Indiana Unviersity, offers an entire ballet program which is unique for collegiate programs. Headed by Michael Vernon, their ballet program offers a unique approach to ballet with a strong emphasis in music. I know they have performed ballets from the Balanchine Trust, and they offer the pre-collegiate program for young dancers who want a higher caliber of training. Most of their alumni list have landed jobs at smaller companies, but regardless… they landed a job and that is the most important thing. (http://music.indiana.edu/departments/academic/ballet)

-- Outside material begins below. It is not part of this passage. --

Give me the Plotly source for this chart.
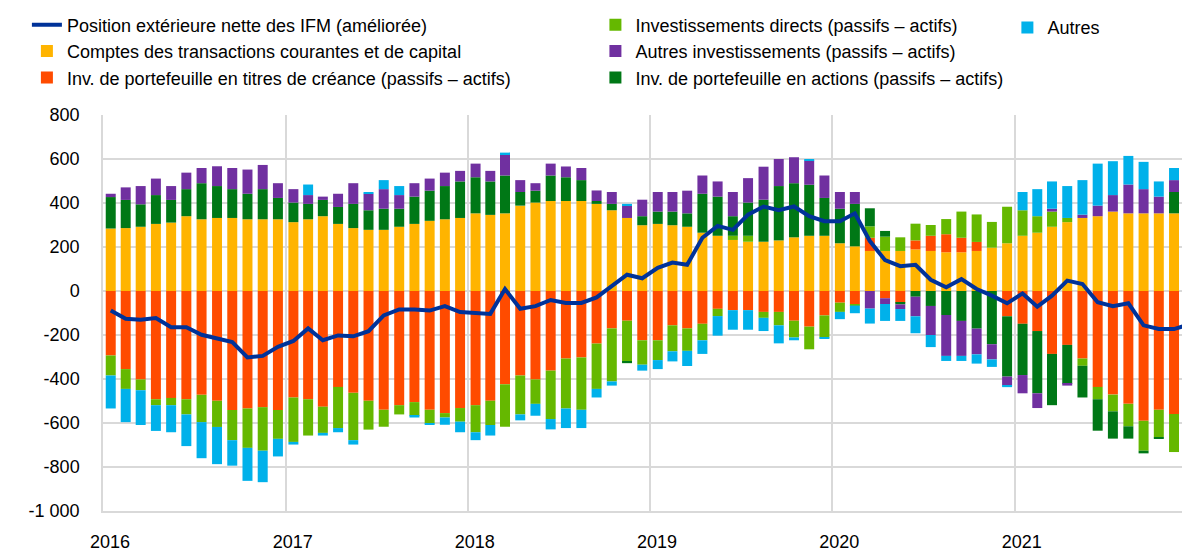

Butler University, does not offer a major in ballet but offers a major in dance. Their program seems well rounded and offers the following degrees BFA Performance, BA Pedagogy, BS Dance- Arts Administration. They also have a Ballet Russe collection on backdrops and are currently restoring sets, props and some costumes. (http://www.butler.edu/dance)
Southern Methodist University, offers a dance performance degree as well, and offers a well rounded repertory including Balanchine, Limon, and Graham. Southern Methodist University offers a really nice approach to dance, and puts an emphases on ballet. (https://www.smu.edu/Meadows/AreasOfStudy/Dance)
The Barnard School, associated with Columbia, who doesn’t want to go to an IVY, and be in NYC… just the inspiration alone. Just the exposure. Regardless, their faculty list is amazing, and the fact that they partner with numerous companies to help dancers transition is great too. I do believe that this is just a great school in general. According to USNEWS (which publishes all collegiate rankings, Barnard College ranked #32 for National Liberal Arts, which is the only college is a dance program that I like that ranked in the top 50. Ironically Dickinson College, located in Carlisle PA and houses summer students to CPYB is in the top 50 as well, so you could go to college and train at CPYB.)(http://dance.barnard.edu)
University of North Carolina School of the Arts, headed by former American ballerina and beautiful dancer Susan Jaffe, UNCSA is affiliated with NCSA for those of you who are familiar with the NCSA year long program and summer course. Specializing in BFA programs for dance NCSA offers the concentrations of either ballet or contemporary. Their curriculum is strongly mapped out here (http://www.uncsa.edu/vcprovost/bulletin/2014/UG/2014UGdance.pdf)
Again, these are just programs I like but there are tons of great programs out there at SUNY Purchase, Fordham (which is affiliated with the Ailey School, SUPER GREAT MODERN CONTEMP program!!), for you UDA dancers there is University of Minnesota, Twin Cities and University of Louisiana. There are the Utah Schools that are constantly being mentioned, the California Schools, and so on. Regardless, you have to find the right program for you, and do they cater to your intentions of going to college?